The presbyters from Nicomedia martyrised at sea, under Valens
18 May 2015The Emperor Valens [364-378AD], leaving Constantinople, again set out towards Antioch; but on his arrival at Nicomedia, a city of Bithynia, his progress was arrested by the following circumstances. Eudoxius the bishop of the Arian church who has been in possession of the seat of the Constantinopolitan church for nineteen years, died soon after the emperor’s departure from that city, in the third consulate of Valentinian and Valens. The Arians therefore appointed Demophilus to succeed him; but the Homoousians considering that an opportunity was afforded them, elected a certain Evagrius, a person who maintained their own principles; and Eustathius, who had been bishop of Antioch, formally ordained him. He had been recalled from exile by Jovian, and had at this time privately come to Constantinople, for the purpose of confirming the adherents to the doctrine of the homoousion.
The Emperor banishes Evagrius and Eustathius. The Arians persecute the Orthodox
When this had been accomplished the Arians renewed their persecution of the Homoousians: and the emperor was very soon informed of what had taken place, and apprehending the subversion of the city in consequence of some popular tumult, immediately sent troops from Nicomedia to Constantinople; ordering that both he who had been ordained, and the one who had ordained him, should be apprehended and sent into exile in different regions. Eustathius therefore was banished to Bizya a city of Thrace; and Evagrius was conveyed to another place. After this the Arians, becoming bolder, grievously harassed the orthodox party, frequently beating them, reviling them, causing them to be imprisoned, and fined; in short they practiced distressing and intolerable annoyances against them. The sufferers were induced to appeal to the emperor for protection against their adversaries if haply they might obtain some relief from this oppression. But whatever hope of redress they might have cherished from this quarter, was altogether frustrated, inasmuch as they thus merely spread their grievances before him who was the very author of them.
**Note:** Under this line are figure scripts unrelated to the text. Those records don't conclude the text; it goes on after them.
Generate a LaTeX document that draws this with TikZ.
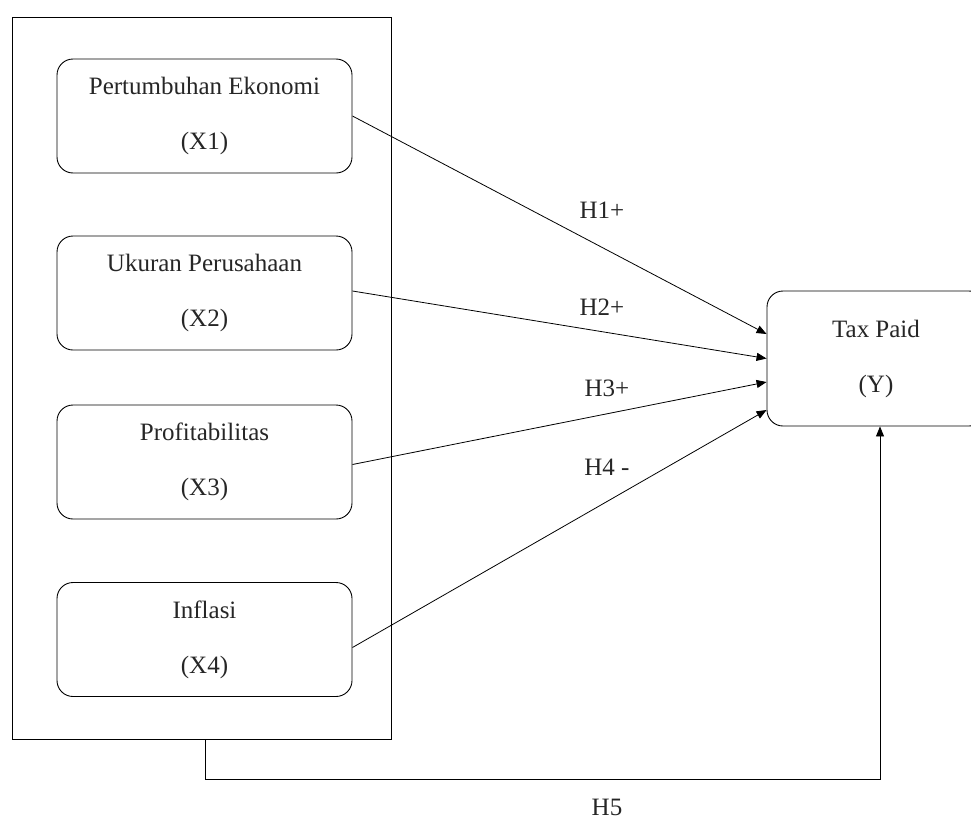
\documentclass[tikz,border=0pt]{standalone}
\usepackage{fontspec}
\setmainfont{Liberation Serif}
\usetikzlibrary{arrows.meta,calc}
\begin{document}
\begin{tikzpicture}[x=1pt,y=-1pt,
  every node/.style={font=\fontsize{25}{55}\selectfont, text=black!85},
  varbox/.style={draw, line width=0.9pt, rounded corners=16pt, minimum width=295pt, minimum height=114pt, align=center, inner sep=0pt},
  line/.style={line width=0.8pt, draw=black!85},
  arr/.style={-{Triangle[length=10pt,width=8pt]}},
  lbl/.style={inner sep=0pt}
]
\useasboundingbox (0,0) rectangle (971,819);
\node[draw, line width=0.9pt, minimum width=379pt, minimum height=722pt, inner sep=0pt] (outer) at (201.5,378) {};
\node[varbox] (x1) at (204.5,116) {Pertumbuhan Ekonomi\\(X1)};
\node[varbox] (x2) at (204.5,293) {Ukuran Perusahaan\\(X2)};
\node[varbox] (x3) at (204.5,462) {Profitabilitas\\(X3)};
\node[varbox] (x4) at (204.5,639.5) {Inflasi\\(X4)};
\node[varbox, minimum width=218pt, minimum height=135pt] (y) at (876,358.5) {Tax Paid\\(Y)};
\draw[arr, line width=0.8pt] (x1.east) -- ([yshift=24.5pt]y.west);
\draw[arr, line width=0.8pt] ([yshift=2pt]x2.east) -- ([yshift=0pt]y.west);
\draw[arr, line width=0.8pt] ([yshift=-2.5pt]x3.east) -- ([yshift=-23.5pt]y.west);
\draw[arr, line width=0.8pt] ([yshift=-8pt]x4.east) -- ([yshift=-51.5pt]y.west);
\coordinate (h5a) at (205,779);
\coordinate (h5b) at (880,779);
\draw[arr, line width=0.8pt] (outer.south -| h5a) -- (h5a) -- (h5b) -- (y.south -| h5b);
\node[lbl] (l1) at (602,210) {H1+};
\node[lbl] (l2) at (602,307) {H2+};
\node[lbl] (l3) at (607,388) {H3+};
\node[lbl] (l4) at (607,467) {H4 -};
\node[lbl] (l5) at (607,807) {H5};
\end{tikzpicture}
\end{document}
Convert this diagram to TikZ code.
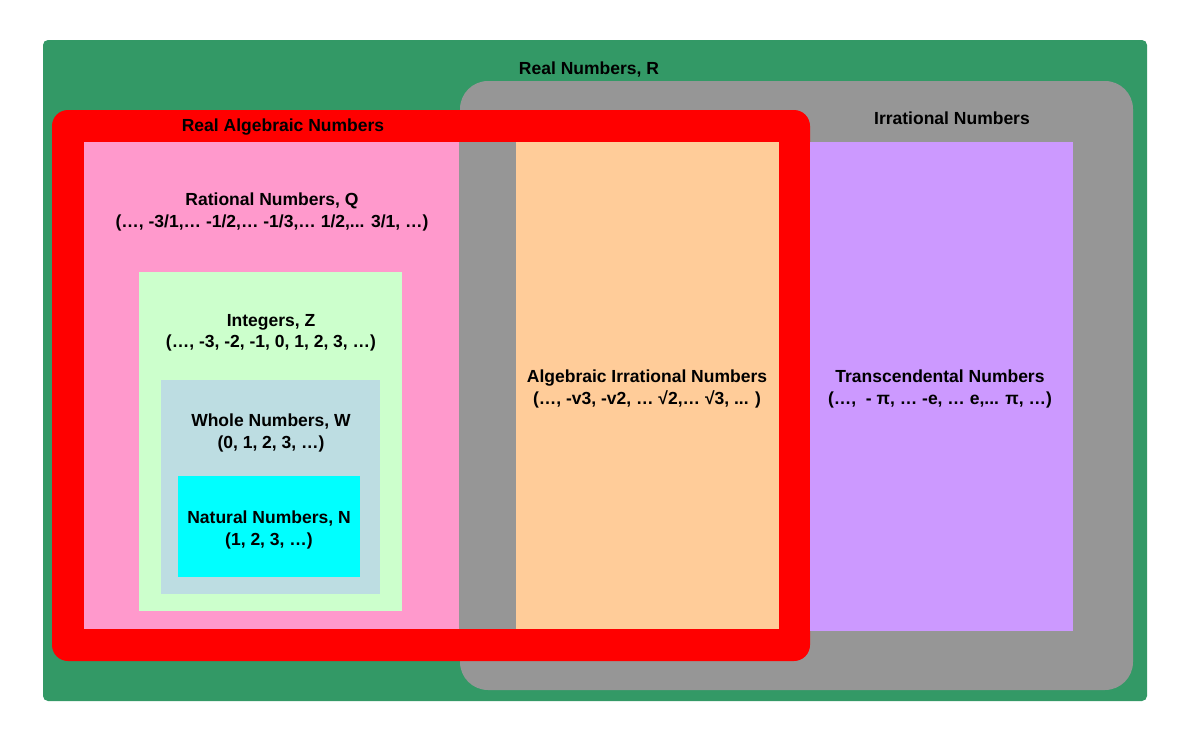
\documentclass[tikz,border=0pt]{standalone}
\usepackage{fontspec}
\setmainfont{Liberation Sans}
\definecolor{realgreen}{RGB}{51,153,102}
\definecolor{irrgray}{RGB}{150,150,150}
\definecolor{ratpink}{RGB}{255,153,204}
\definecolor{algorange}{RGB}{255,204,153}
\definecolor{transpurple}{RGB}{204,153,255}
\definecolor{intgreen}{RGB}{204,255,204}
\definecolor{wholeblue}{RGB}{189,221,226}
\definecolor{natcyan}{RGB}{0,255,255}
\tikzset{
  lbl/.style={font=\fontsize{17.5}{21.5}\selectfont\bfseries, align=center, text=black, inner sep=0pt},
}
\begin{document}
\begin{tikzpicture}[x=1pt,y=-1pt]
\useasboundingbox (0,0) rectangle (1203,744);
\fill[white] (0,0) rectangle (1203,744);
% Real numbers
\fill[realgreen, rounded corners=5] (43,40) rectangle (1147,701);
% Irrational numbers
\fill[irrgray, rounded corners=28] (460,81) rectangle (1133,690);
% Real algebraic numbers
\fill[red, rounded corners=16] (52,110) rectangle (810,661);
% inner regions
\fill[ratpink] (84,142) rectangle (459,629);
\fill[irrgray] (459,142) rectangle (516,629);
\fill[algorange] (516,142) rectangle (779,629);
\fill[transpurple] (810,142) rectangle (1073,631);
\fill[intgreen] (139,272) rectangle (402,611);
\fill[wholeblue] (161,380) rectangle (380,594);
\fill[natcyan] (178,476) rectangle (360,577);
% labels
\node[lbl] (real) at (589,70) {Real Numbers, R};
\node[lbl] (ralg) at (283,127) {Real Algebraic Numbers};
\node[lbl] (irr) at (952,118) {Irrational Numbers};
\node[lbl] (rat) at (272,212) {Rational Numbers, Q\\(…, -3/1,… -1/2,… -1/3,… 1/2,... 3/1, …)};
\node[lbl] (int) at (271,333) {Integers, Z\\(…, -3, -2, -1, 0, 1, 2, 3, …)};
\node[lbl] (whole) at (271,433) {Whole Numbers, W\\(0, 1, 2, 3, …)};
\node[lbl] (nat) at (269,530) {Natural Numbers, N\\(1, 2, 3, …)};
\node[lbl] (algirr) at (647,389) {Algebraic Irrational Numbers\\(…, -v3, -v2, … √2,… √3, ... )};
\node[lbl] (trans) at (940,389) {Transcendental Numbers\\(…,~ - π, … -e, … e,... π, …)};
\end{tikzpicture}
\end{document}
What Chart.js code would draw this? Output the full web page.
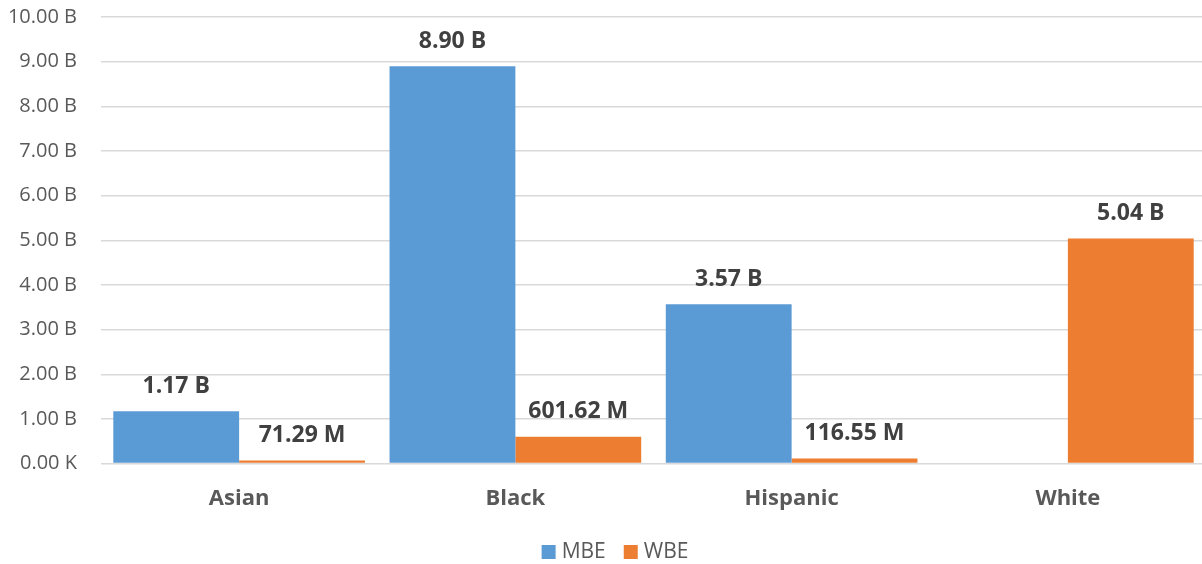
<!DOCTYPE html>
<html><head><meta charset="utf-8">
<script src="https://cdn.jsdelivr.net/npm/chart.js@4/dist/chart.umd.min.js"></script>
<style>
html,body{margin:0;padding:0;background:#fff;overflow:hidden;}
#wrap{position:relative;width:1206px;height:564px;overflow:hidden;}
#c{position:absolute;left:0;top:-19px;}
</style></head><body>
<div id="wrap"><canvas id="c" width="1206" height="583"></canvas></div>
<script>
const categories = ["Asian", "Black", "Hispanic", "White"];
const mbeValues = [1.17e9, 8.90e9, 3.57e9, null];
const wbeValues = [71.29e6, 601.62e6, 116.55e6, 5.04e9];
const seriesNames = ["MBE", "WBE"];
const seriesColors = ['#5B9BD5', '#ED7D31'];
const yTickMax = 10e9;
const yTickStep = 1e9;

const FONT = "'Open Sans', sans-serif";

function fmtTick(v){
  if (v === 0) return "0.00 K";
  return (v/1e9).toFixed(2) + " B";
}
function fmtLabel(v){
  if (v >= 1e9) return (v/1e9).toFixed(2) + " B";
  if (v >= 1e6) return (v/1e6).toFixed(2) + " M";
  return (v/1e3).toFixed(2) + " K";
}

const dataLabels = {
  id: 'dataLabels',
  afterDatasetsDraw(chart){
    const ctx = chart.ctx;
    ctx.save();
    ctx.font = "bold 23px " + FONT;
    ctx.fillStyle = "#404040";
    ctx.textAlign = "center";
    ctx.textBaseline = "middle";
    chart.data.datasets.forEach((ds, i) => {
      const meta = chart.getDatasetMeta(i);
      meta.data.forEach((bar, j) => {
        const v = ds.data[j];
        if (v === null || v === undefined) return;
        ctx.fillText(fmtLabel(v), bar.x, bar.y - 25);
      });
    });
    ctx.restore();
  }
};

const bottomLegend = {
  id: 'bottomLegend',
  afterDraw(chart){
    const ctx = chart.ctx;
    ctx.save();
    ctx.font = "21px " + FONT;
    ctx.textBaseline = "middle";
    const box = 14, gapBoxText = 6, gapItems = 18;
    const items = chart.data.datasets.map(ds => ({ label: ds.label, color: ds.backgroundColor, w: ctx.measureText(ds.label).width }));
    const total = items.reduce((s, it) => s + box + gapBoxText + it.w, 0) + gapItems * (items.length - 1);
    let x = 615 - total / 2;
    const cy = chart.height - 12;
    items.forEach(it => {
      ctx.fillStyle = it.color;
      ctx.fillRect(x, cy - box / 2, box, box);
      x += box + gapBoxText;
      ctx.fillStyle = '#595959';
      ctx.fillText(it.label, x, cy);
      x += it.w + gapItems;
    });
    ctx.restore();
  }
};

new Chart(document.getElementById('c'), {
  type: 'bar',
  data: {
    labels: categories,
    datasets: [
      { label: seriesNames[0], data: mbeValues, backgroundColor: seriesColors[0] },
      { label: seriesNames[1], data: wbeValues, backgroundColor: seriesColors[1] }
    ]
  },
  options: {
    responsive: false,
    animation: false,
    devicePixelRatio: 1,
    layout: { padding: { top: 4, right: 0, bottom: 38, left: 0 } },
    datasets: { bar: { categoryPercentage: 0.911, barPercentage: 1.0, borderWidth: 0 } },
    scales: {
      x: {
        grid: { display: false },
        border: { display: false },
        ticks: { color: '#595959', font: { family: FONT, size: 22, weight: 'bold' }, padding: 14 }
      },
      y: {
        min: 0, max: yTickMax,
        afterFit(s){ s.width = 101; },
        grid: { color: '#d9d9d9', lineWidth: 1.5, drawTicks: false },
        border: { display: false },
        ticks: { stepSize: yTickStep, color: '#595959', font: { family: FONT, size: 20 }, padding: 24, callback: fmtTick }
      }
    },
    plugins: {
      legend: { display: false },
      tooltip: { enabled: false }
    }
  },
  plugins: [dataLabels, bottomLegend]
});
</script>
</body></html>
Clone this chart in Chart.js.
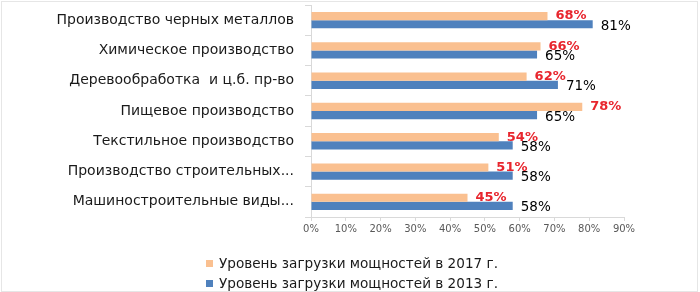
<!DOCTYPE html>
<html><head><meta charset="utf-8">
<script src="https://cdn.jsdelivr.net/npm/chart.js@4/dist/chart.umd.min.js"></script>
<style>
html,body{margin:0;padding:0;background:#fff;}
#wrap{position:relative;width:700px;height:292px;overflow:hidden;}
#frame{position:absolute;left:1px;top:1px;width:695px;height:289px;border:1px solid #e6e6e6;pointer-events:none;}
#legend{position:absolute;left:206px;top:253px;font-family:"DejaVu Sans",sans-serif;font-size:13.6px;color:#1a1a1a;line-height:20px;}
#legend .it{display:flex;align-items:center;white-space:nowrap;}
#legend .sw{display:inline-block;width:7px;height:7px;margin-right:6px;}
</style></head>
<body><div id="wrap"><canvas id="c" width="700" height="292"></canvas><div id="frame"></div><div id="legend"></div></div>
<script>
const categories = ["Производство черных металлов","Химическое производство","Деревообработка  и ц.б. пр-во","Пищевое производство","Текстильное производство","Производство строительных...","Машиностроительные виды..."];
const seriesNames = ["Уровень загрузки мощностей в 2017 г.","Уровень загрузки мощностей в 2013 г."];
const values2017 = [68,66,62,78,54,51,45];
const values2013 = [81,65,71,65,58,58,58];
const xTicks = [0,10,20,30,40,50,60,70,80,90];
const colors = ["#FAC090","#4F81BD"];

const valueLabels = {
  id:'valueLabels',
  afterDatasetsDraw(chart){
    const ctx = chart.ctx;
    chart.data.datasets.forEach((ds,di)=>{
      const meta = chart.getDatasetMeta(di);
      meta.data.forEach((bar,i)=>{
        ctx.save();
        ctx.textBaseline='middle';
        ctx.textAlign='left';
        if(di===0){
          ctx.font='bold 13px "DejaVu Sans"';
          ctx.fillStyle='#e8262e';
          ctx.fillText(ds.data[i]+'%', bar.x+8, bar.y);
        } else {
          ctx.font='13.5px "DejaVu Sans"';
          ctx.fillStyle='#000';
          ctx.fillText(ds.data[i]+'%', bar.x+8, bar.y+2);
        }
        ctx.restore();
      });
    });
  }
};

const chart = new Chart(document.getElementById('c'),{
  type:'bar',
  data:{
    labels:categories,
    datasets:[
      {label:seriesNames[0],data:values2017,backgroundColor:colors[0],categoryPercentage:0.54,barPercentage:1},
      {label:seriesNames[1],data:values2013,backgroundColor:colors[1],categoryPercentage:0.54,barPercentage:1}
    ]
  },
  options:{
    indexAxis:'y',
    responsive:false,
    animation:false,
    layout:{padding:{top:5,right:76,bottom:57,left:0}},
    plugins:{legend:{display:false},tooltip:{enabled:false}},
    scales:{
      x:{
        min:0,max:90,
        afterBuildTicks:s=>{s.ticks = xTicks.map(v=>({value:v}));},
        afterFit:s=>{s.height=18;s.paddingLeft=0;s.paddingRight=0;},
        grid:{drawOnChartArea:false,tickLength:4,color:'#d9d9d9'},
        border:{color:'#d9d9d9'},
        ticks:{callback:v=>v+'%',color:'#595959',font:{family:'DejaVu Sans',size:10},padding:2,maxRotation:0}
      },
      y:{
        afterFit:s=>{s.width=311;s.paddingTop=0;s.paddingBottom=0;},
        grid:{drawOnChartArea:false,tickLength:6,color:'#d9d9d9',offset:true},
        border:{color:'#d9d9d9'},
        ticks:{color:'#1a1a1a',font:{family:'DejaVu Sans',size:14},padding:11,autoSkip:false}
      }
    }
  },
  plugins:[valueLabels]
});

const lg = document.getElementById('legend');
seriesNames.forEach((n,i)=>{
  const d=document.createElement('div');d.className='it';
  const s=document.createElement('span');s.className='sw';s.style.background=colors[i];
  d.appendChild(s);d.appendChild(document.createTextNode(n));lg.appendChild(d);
});
</script></body></html>
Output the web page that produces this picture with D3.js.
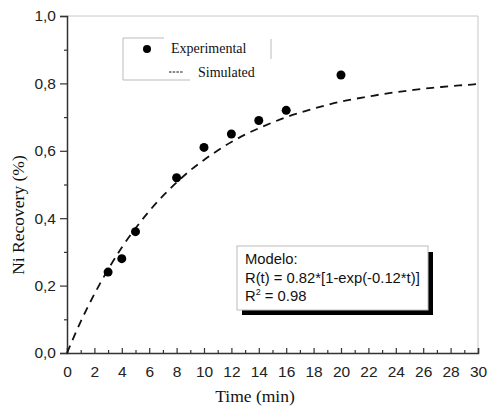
<!DOCTYPE html>
<html lang="en">
<head>
    <meta charset="UTF-8">
    <title>Ni Recovery</title>
    <script src="https://d3js.org/d3.v7.min.js"></script>
    <style>
        body {
            margin: 0;
            background: #fff;
        }

        .tick text {
            font-family: "Liberation Sans", Arial, sans-serif;
            font-size: 15.5px;
            fill: #222;
        }

        .axis-title {
            font-family: "Liberation Serif", "Times New Roman", serif;
            font-size: 17.5px;
            fill: #111;
        }

        .legend text {
            font-family: "Liberation Serif", "Times New Roman", serif;
            font-size: 14px;
            fill: #111;
        }

        .note text {
            font-family: "Liberation Sans", Arial, sans-serif;
            font-size: 14.8px;
            fill: #111;
        }
    </style>
</head>
<body>
<script>

    // Experimental points
    const expTime = [3, 4, 5, 8, 10, 12, 14, 16, 20];
    const expRecovery = [0.24, 0.28, 0.36, 0.52, 0.61, 0.65, 0.69, 0.72, 0.825];

    // Simulated curve, read off at every minute
    const simTime = [0, 1, 2, 3, 4, 5, 6, 7, 8, 9, 10, 11, 12, 13, 14, 15,
        16, 17, 18, 19, 20, 21, 22, 23, 24, 25, 26, 27, 28, 29, 30];
    const simRecovery = [0, 0.093, 0.175, 0.248, 0.313, 0.370, 0.421, 0.466, 0.506, 0.542,
        0.573, 0.601, 0.626, 0.648, 0.667, 0.684, 0.700, 0.713, 0.725, 0.736,
        0.746, 0.754, 0.761, 0.768, 0.774, 0.779, 0.784, 0.788, 0.792, 0.795, 0.798];

    const xTicks = d3.range(0, 31, 2);
    const yTicks = [0, 0.2, 0.4, 0.6, 0.8, 1.0];

    const noteLines = ["Modelo:", "R(t) = 0.82*[1-exp(-0.12*t)]"];

    const width = 488;
    const height = 410;
    const margin = {top: 16, right: 10, bottom: 57, left: 67};

    const svg = d3.select("body").append("svg")
        .attr("width", width)
        .attr("height", height);

    const x = d3.scaleLinear().domain([0, 30]).range([margin.left, width - margin.right]);
    const y = d3.scaleLinear().domain([0, 1]).range([height - margin.bottom, margin.top]);

    // Light frame on top and right
    svg.append("path")
        .attr("d", `M${x(0)},${y(1)} H${x(30)} V${y(0)}`)
        .attr("fill", "none")
        .attr("stroke", "#c8c8c8")
        .attr("stroke-width", 1);

    const fmt = d => d3.format(".1f")(d).replace(".", ",");

    // X axis, ticks pointing inward
    svg.append("g")
        .attr("transform", `translate(0,${y(0)})`)
        .call(d3.axisBottom(x).tickValues(xTicks).tickSize(-5).tickPadding(13).tickFormat(d3.format("d")));
    svg.append("g")
        .attr("transform", `translate(0,${y(0)})`)
        .call(d3.axisBottom(x).tickValues(d3.range(1, 30, 2)).tickSize(-3).tickFormat(""))
        .select(".domain").remove();

    // Y axis, ticks pointing outward
    svg.append("g")
        .attr("transform", `translate(${x(0)},0)`)
        .call(d3.axisLeft(y).tickValues(yTicks).tickSize(7).tickPadding(4).tickFormat(fmt));
    svg.append("g")
        .attr("transform", `translate(${x(0)},0)`)
        .call(d3.axisLeft(y).tickValues([0.1, 0.3, 0.5, 0.7, 0.9]).tickSize(3).tickFormat(""))
        .select(".domain").remove();

    svg.selectAll(".domain").attr("stroke", "#333").attr("stroke-width", 1.5);
    svg.selectAll(".tick line").attr("stroke", "#333").attr("stroke-width", 1.2);

    // Axis titles
    svg.append("text")
        .attr("class", "axis-title")
        .attr("x", 255)
        .attr("y", 402)
        .attr("text-anchor", "middle")
        .text("Time (min)");

    svg.append("text")
        .attr("class", "axis-title")
        .attr("transform", "translate(24,215) rotate(-90)")
        .attr("text-anchor", "middle")
        .text("Ni Recovery (%)");

    // Simulated curve
    const line = d3.line()
        .x((d, i) => x(simTime[i]))
        .y(d => y(d))
        .curve(d3.curveMonotoneX);

    svg.append("path")
        .datum(simRecovery)
        .attr("d", line)
        .attr("fill", "none")
        .attr("stroke", "#111")
        .attr("stroke-width", 1.8)
        .attr("stroke-dasharray", "8,6");

    // Experimental points
    svg.append("g")
        .selectAll("circle")
        .data(expTime)
        .enter().append("circle")
        .attr("cx", d => x(d))
        .attr("cy", (d, i) => y(expRecovery[i]))
        .attr("r", 4.5)
        .attr("fill", "#000");

    // Legend (partial box as in original)
    const legend = svg.append("g").attr("class", "legend");
    legend.append("path")
        .attr("d", "M164,38 H123 V80 H190 M271,39 V59")
        .attr("fill", "none")
        .attr("stroke", "#bbb")
        .attr("stroke-width", 1);
    legend.append("circle")
        .attr("cx", 147).attr("cy", 49).attr("r", 4).attr("fill", "#000");
    legend.append("text")
        .attr("x", 171).attr("y", 53)
        .text("Experimental");
    legend.append("line")
        .attr("x1", 169).attr("x2", 183).attr("y1", 72).attr("y2", 72)
        .attr("stroke", "#111").attr("stroke-width", 1)
        .attr("stroke-dasharray", "2.5,1.2");
    legend.append("text")
        .attr("x", 198).attr("y", 77)
        .text("Simulated");

    // Model note box with shadow
    const note = svg.append("g").attr("class", "note");
    note.append("rect")
        .attr("x", 242).attr("y", 252).attr("width", 191).attr("height", 63)
        .attr("fill", "#000");
    note.append("rect")
        .attr("x", 237).attr("y", 246).attr("width", 191).attr("height", 64)
        .attr("fill", "#fff")
        .attr("stroke", "#bbb")
        .attr("stroke-width", 1);
    note.selectAll(".line")
        .data(noteLines)
        .enter().append("text")
        .attr("x", 245)
        .attr("y", (d, i) => 264 + i * 18.5)
        .text(d => d);
    const r2 = note.append("text").attr("x", 245).attr("y", 301);
    r2.append("tspan").text("R");
    r2.append("tspan").attr("font-size", 9).attr("dy", -6).text("2");
    r2.append("tspan").attr("dy", 6).text(" = 0.98");

</script>
</body>
</html>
Certain Presbyters burnt in a Ship by Order of Valens. Famine in Phrygia
Certain pious men of the clerical order, eighty in number, among whom Urbanus, Theodore, and Menedemus were the leaders, proceeded to Nicomedia, and there presented to the emperor a supplicatory petition, informing him and complaining of the ill-usage to which they had been subjected. The emperor was filled with wrath; but dissembled his displeasure in their presence, and gave Modestus the prefect a secret order to apprehend these persons, and put them to death. The manner in which they were destroyed being unusual, deserves to be recorded. The prefect fearing that he should excite the populace to a seditious movement against himself, if he attempted the public execution of so many, pretended to send the men away into exile. Accordingly as they received the intelligence of their destiny with great firmness of mind the prefect ordered that they should be embarked as if to be conveyed to their several places of banishment, having meanwhile enjoined on the sailors to set the vessel on fire, as soon as they reached the mid sea, that their victims being so destroyed, might even be deprived of burial. This injunction was obeyed; for when they arrived at the middle of the Astacian Gulf, the crew set fire to the ship, and then took refuge in a small barque which followed them, and so escaped. Meanwhile it came to pass that a strong easterly wind blew, and the burning ship was roughly driven but moved faster and was preserved until it reached a port named Dacidizus, where it was utterly consumed together with the men who were shut up in it.
Many have asserted that this impious deed was not suffered to go unpunished: for there immediately after arose so great a famine throughout all Phrygia, that a large proportion of the inhabitants were obliged to abandon their country for a time, and betake themselves some to Constantinople and some to other provinces. For Constantinople, notwithstanding the vast population it supplies, yet always abounds with the necessaries of life, all manner of provisions being imported into it by sea from various regions; and the Euxine which lies near it, furnishes it with wheat to any extent it may require.